From my cozy home, I am unsure how anyone survived early Arctic explorations or why they kept going back, but I certainly love reading about them. This book follows a two-year expedition that becomes a five-year expedition and involves a drunken ship captain, a murderer, and all sorts of other disasters. If you enjoy reading about disastrous polar expeditions from the comfort of your armchair as much as I do, this is for you.
A Booklist Best Literary Travel Book of 2017
A Kirkus Reviews Best Nonfiction Book of 2016
A remarkable true story of adventure, betrayal, and survival set in one of the world’s most inhospitable places.
In 1906, from atop a snow-swept hill in the ice fields northwest of Greenland, hundreds of miles from another human being, Commander Robert E. Peary spotted a line of mysterious peaks looming in the distance. He called this unexplored realm “Crocker Land.” Scientists and explorers agreed that the world-famous explorer had discovered a new continent rising from the frozen Arctic Ocean.

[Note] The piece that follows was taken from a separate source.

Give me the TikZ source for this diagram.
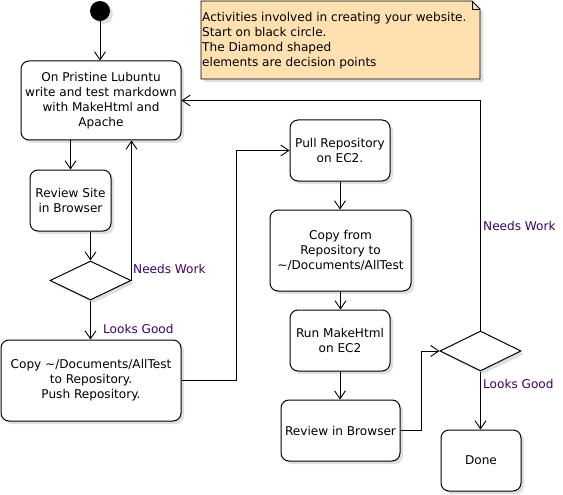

Several years later, two of Peary’s disciples, George Borup and Donald MacMillan, assembled a team of amateur adventurers to investigate Crocker Land. Before them lay a chance at the kind of lasting fame enjoyed by Magellan, Columbus, and Captain Cook. While filling in the last blank space on the globe, they might find new species of plants or animals, or even men; in the era of Jules Verne and H. G. Wells, anything seemed possible. Renowned scientific institutions, and even former president Theodore Roosevelt, rushed to endorse the expedition.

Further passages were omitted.